CatScribe Docs

#Maintaining Consistency

Consistency is the difference between a rough draft and a translation that feels intentional. Long projects drift when names, tone, and repeated phrases are decided differently in each chapter or batch.

#Consistency Levers

  • Glossaries for names, fixed terms, titles, and domain vocabulary.
  • Chunk overrides for specific approved segments.
  • Review passes focused on one type of issue at a time.
  • Small re-runs of affected segments instead of full-project retranslations.
  • Notes for style decisions that a glossary cannot capture.

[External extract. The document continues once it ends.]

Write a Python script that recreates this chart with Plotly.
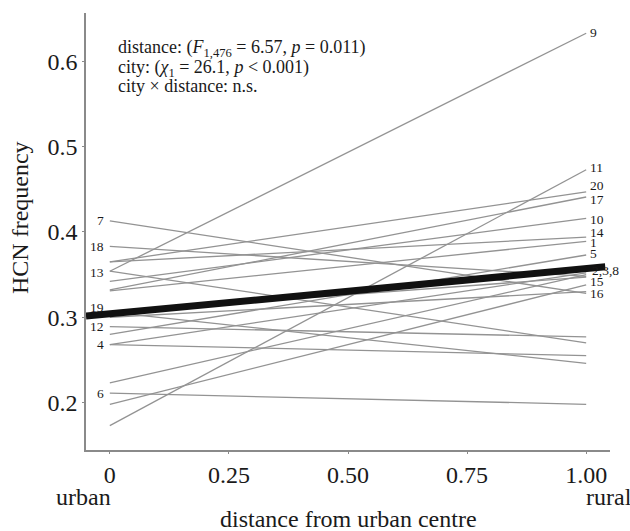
import plotly.graph_objects as go

# ---- data -------------------------------------------------------------
populations = [str(i) for i in range(1, 21)]
hcn_urban = [0.331, 0.268, 0.223, 0.268, 0.280, 0.211, 0.413, 0.306, 0.354, 0.342,
             0.173, 0.289, 0.354, 0.365, 0.198, 0.300, 0.332, 0.383, 0.306, 0.365]
hcn_rural = [0.389, 0.352, 0.350, 0.255, 0.373, 0.198, 0.328, 0.347, 0.633, 0.416,
             0.473, 0.277, 0.270, 0.394, 0.338, 0.330, 0.441, 0.348, 0.246, 0.447]
label_side = ["R", "R", "R", "L", "R", "L", "L", "R", "R", "R",
              "R", "L", "L", "R", "R", "R", "R", "L", "L", "R"]
overall_intercept = 0.304
overall_slope = 0.053
overall_x = [-0.05, 1.04]

x_ticks = [0, 0.25, 0.5, 0.75, 1.0]
x_ticklabels = ["0", "0.25", "0.50", "0.75", "1.00"]
y_ticks = [0.2, 0.3, 0.4, 0.5, 0.6]
y_ticklabels = ["0.2", "0.3", "0.4", "0.5", "0.6"]

# ---- styles -----------------------------------------------------------
FONT = "'Liberation Serif', 'Times New Roman', Times, serif"
TXT = "#1a1a1a"
GREY = "#939393"
AX = "#8a8a8a"
# pixel nudges of labels (positive = up)
label_shift = {"9": 1, "11": 2, "20": 6, "17": -2, "10": -1, "14": 5, "1": -1,
               "5": 2, "15": 3, "16": -2, "19": 5, "13": -1}

fig = go.Figure()
for name, a, b in zip(populations, hcn_urban, hcn_rural):
    fig.add_trace(go.Scatter(x=[0, 1], y=[a, b], mode="lines",
                             line=dict(color=GREY, width=1.3),
                             showlegend=False, hoverinfo="skip"))

fig.add_trace(go.Scatter(
    x=overall_x,
    y=[overall_intercept + overall_slope * v for v in overall_x],
    mode="lines", line=dict(color="#111111", width=7),
    showlegend=False, hoverinfo="skip"))

anns = []
cluster = {"2", "3", "8"}
for name, a, b, side in zip(populations, hcn_urban, hcn_rural, label_side):
    if name in cluster:
        continue
    if side == "L":
        anns.append(dict(x=0, y=a, text=name, xanchor="right", xshift=-4,
                         yshift=label_shift.get(name, 0), showarrow=False,
                         font=dict(family=FONT, size=13.5, color=TXT)))
    else:
        anns.append(dict(x=1, y=b, text=name, xanchor="left", xshift=2,
                         yshift=label_shift.get(name, 0), showarrow=False,
                         font=dict(family=FONT, size=13.5, color=TXT)))
idx3 = populations.index("3")
anns.append(dict(x=1, y=hcn_rural[idx3], text="2,3,8", xanchor="left", xshift=4,
                 yshift=4, showarrow=False,
                 font=dict(family=FONT, size=13.5, color=TXT)))

stat_lines = [
    "distance: (<i>F</i><sub>1,476</sub> = 6.57, <i>p</i> = 0.011)",
    "city: (<i>χ</i><sub>1</sub> = 26.1, <i>p</i> < 0.001)",
    "city × distance: n.s.",
]
stat_y = [49, 68, 86]
for t, py in zip(stat_lines, stat_y):
    anns.append(dict(xref="paper", yref="paper", x=(116 - 86) / 524,
                     y=(450 - py) / 437, text=t, xanchor="left", yanchor="middle",
                     showarrow=False, font=dict(family=FONT, size=18, color=TXT)))

anns.append(dict(xref="paper", yref="paper", x=(83 - 86) / 524, y=(450 - 497) / 437,
                 text="urban", showarrow=False, xanchor="center", yanchor="middle",
                 font=dict(family=FONT, size=24, color=TXT)))
anns.append(dict(xref="paper", yref="paper", x=(609 - 86) / 524, y=(450 - 497) / 437,
                 text="rural", showarrow=False, xanchor="center", yanchor="middle",
                 font=dict(family=FONT, size=24, color=TXT)))
anns.append(dict(xref="paper", yref="paper", x=(348 - 86) / 524, y=(450 - 519) / 437,
                 text="distance from urban centre", showarrow=False,
                 xanchor="center", yanchor="middle",
                 font=dict(family=FONT, size=24, color=TXT)))
anns.append(dict(xref="paper", yref="paper", x=(20 - 86) / 524, y=(450 - 218) / 437,
                 text="HCN frequency", showarrow=False, textangle=-90,
                 xanchor="center", yanchor="middle",
                 font=dict(family=FONT, size=24, color=TXT)))

fig.update_layout(
    width=630, height=531,
    margin=dict(l=86, r=20, t=13, b=81),
    paper_bgcolor="white", plot_bgcolor="white",
    font=dict(family=FONT, color=TXT),
    annotations=anns,
    xaxis=dict(range=[-0.05, 1.05], tickvals=x_ticks, ticktext=x_ticklabels,
               showgrid=False, zeroline=False, showline=True, linecolor=AX,
               linewidth=1.5, ticks="outside", ticklen=2, tickcolor=AX,
               tickfont=dict(family=FONT, size=24, color=TXT)),
    yaxis=dict(range=[0.1444, 0.6567], tickvals=y_ticks, ticktext=y_ticklabels,
               showgrid=False, zeroline=False, showline=True, linecolor=AX,
               linewidth=1.5, ticks="outside", ticklen=2, tickcolor=AX,
               tickfont=dict(family=FONT, size=24, color=TXT)),
)

fig.write_html("out.html")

#Practical Consistency Workflow

  1. Add obvious glossary terms before the first translation.
  2. Translate a small sample.
  3. Review the sample and add missing terms.
  4. Translate chapter by chapter.
  5. After each chapter, update glossary entries before continuing.
  6. Use chunk overrides only for segments that must match exact wording.
  7. Run a final consistency pass across the whole project.

#What To Track

Track decisions that readers will notice:

  • Character names and aliases.
  • Place names and organizations.
  • Honorifics, titles, ranks, and forms of address.
  • Invented terms, spells, technologies, or product names.
  • Recurring slogans, chapter titles, and signature phrases.
  • Tone decisions, such as formal vs informal voice.

#Fixing Inconsistent Translations

  1. Identify the preferred wording.
  2. Add or update the glossary entry.
  3. Search for affected segments during review.
  4. Re-run only those segments if needed.
  5. Use an override for exact full-sentence wording.
  6. Confirm the exported file uses the preferred form.

#Outcome

This method reduces revision loops and keeps chapters coherent across long projects without requiring full retranslations for every small correction.